Tour de France: Gesink niezdolny do jazdy, Mienszow zostaje bez pomocnika

Holender Robert Gesink złamał kość promieniową w prawym przedramieniu - taki jest wynik prześwietlenia wykonanego zaraz po piątym etapie Tour de France, gdzie młody wspinacz dotarł na metę z pomocą kompana Grischy Niermanna ponad dziewięć minut po peletonie.

Krzysztof Straszak
Krzysztof Straszak

To wielki dramat 23-letniego Gesinka, który poprzez jeden upadek pogrzebał swoje szanse w tegorocznej Wielkiej Pętli, gdzie debiutował. Swoje umiejętności jazdy w górach zaprezentował również na polskiej ziemi, kiedy w 2007 roku, w pierwszym sezonie wśród zawodowców, na drugim miejscu zakończył Tour de Pologne.

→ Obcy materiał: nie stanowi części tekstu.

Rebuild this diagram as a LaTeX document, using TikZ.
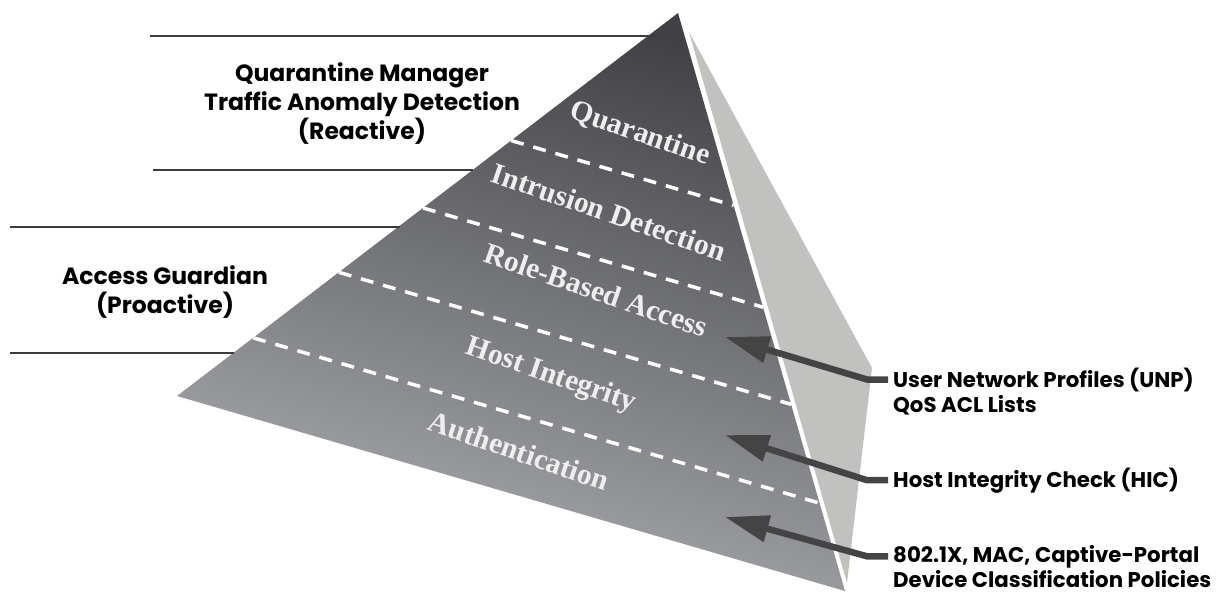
\documentclass[tikz,border=0pt]{standalone}
\usepackage{fontspec}
\usetikzlibrary{arrows.meta, calc}
\newfontfamily\geofont{Poppins}
\newfontfamily\romfont{Liberation Serif}
\definecolor{Ink}  {HTML}{3C3C3C}
\definecolor{ArrG} {HTML}{444444}
\definecolor{FaceT}{HTML}{414145}
\definecolor{FaceB}{HTML}{ACAEB1}
\definecolor{SideF}{HTML}{C1C1BF}
\definecolor{LyrW} {HTML}{EEEEEE}
\tikzset{
  lyr/.style={
    font={\fontsize{29.5}{29.5}\romfont\bfseries}, text=LyrW,
    rotate=-19, inner sep=0pt,
  },
  hdr/.style={
    font={\fontsize{23.5}{29}\geofont\bfseries},
    align=center, inner sep=0pt,
  },
  tag/.style={
    font={\fontsize{21.3}{25}\geofont\bfseries},
    anchor=base west, inner sep=0pt,
  },
  rule/.style={draw=Ink, line width=2.5pt},
  sep/.style={draw=white, line width=3.5pt, dash pattern=on 13pt off 10pt},
  arr/.style={
    -{Triangle[length=44pt,width=26pt]},
    line width=6.5pt, draw=ArrG,
  },
}

\begin{document}
\begin{tikzpicture}[x=1pt,y=-1pt]
    \useasboundingbox (0,0) rectangle (1220,592);
    % pyramid faces
    \coordinate (apex) at (678,13);
    \coordinate (bl)   at (177,396);
    \coordinate (br)   at (845,591);
    \shade[top color=FaceT, bottom color=FaceB, shading angle=-16]
      (apex) -- (bl) -- (br) -- cycle;
    \fill[SideF] (689,32) -- (872,368) -- (847,583) -- cycle;
    \foreach \t in {0.333,0.509,0.677,0.848}
      \draw[sep] ($(apex)!\t!(bl)$) -- ($(apex)!\t!(br)$);
    % brackets on the left
    \draw[rule] (150,36) -- (656,36);
    \draw[rule] (153,170) -- (473,170);
    \draw[rule] (10,227) -- (400,227);
    \draw[rule] (10,353) -- (234,353);
    \node[hdr] (qm) at (362,104) {Quarantine Manager\\Traffic Anomaly Detection\\(Reactive)};
    \node[hdr] (ag) at (165,292) {Access Guardian\\(Proactive)};
    % layers
    \node[lyr] (q)   at (640,134) {Quarantine};
    \node[lyr] (ids) at (609,212) {Intrusion Detection};
    \node[lyr] (rba) at (596,290) {Role-Based Access};
    \node[lyr] (hi)  at (551,376) {Host Integrity};
    \node[lyr] (au)  at (519,451) {Authentication};
    % mechanisms
    \node[tag] (unp) at (893,387) {User Network Profiles (UNP)};
    \node[tag] (qos) at (893,412) {QoS ACL Lists};
    \node[tag] (hic) at (893,487) {Host Integrity Check (HIC)};
    \node[tag] (dot) at (893,562) {802.1X, MAC, Captive-Portal};
    \node[tag] (dev) at (893,587) {Device Classification Policies};
    \coordinate (tA) at (725,337);
    \coordinate (tB) at (725,435);
    \coordinate (tC) at (725,517);
    \draw[arr] ([xshift=-5pt]unp.west) -- ++(-21,0) -- (tA);
    \draw[arr] ([xshift=-5pt]hic.west) -- ++(-21,0) -- (tB);
    \draw[arr] ([xshift=-5pt]dot.west) -- ++(-21,0) -- (tC);
\end{tikzpicture}
\end{document}
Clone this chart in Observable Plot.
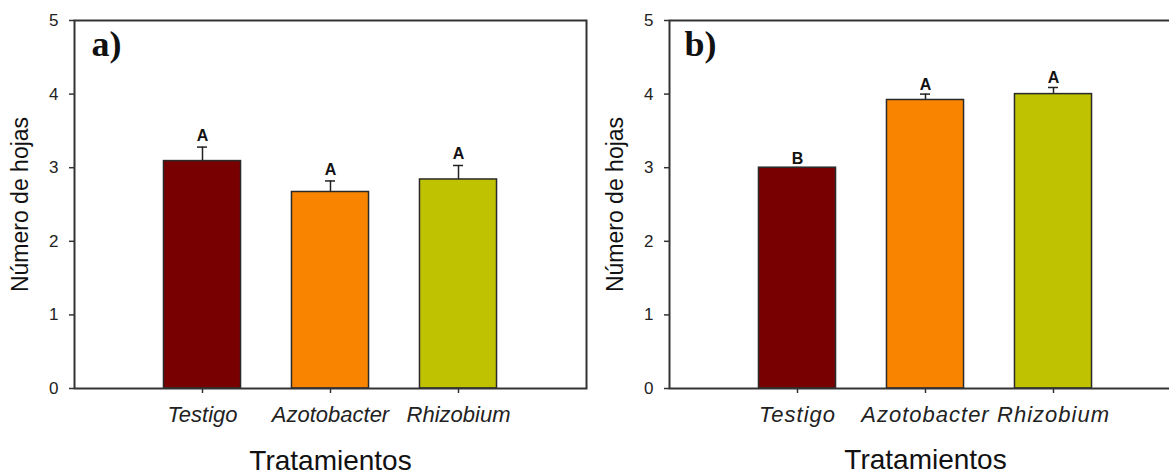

W ubiegłym roku był siódmy w Vuelta a España i dziesiąty zarówno w wyścigu o mistrzostwo olimpijskie, jak i świata.

Strata Holendra jest złą wiadomością dla Denis Mienszowa, lidera Rabobanku. Rosyjski triumfator Giro d'Italia ma po jednej czwartej wyścigu stratę 3,52 min. do lidera Fabiana Cancellary (Saxo Bank).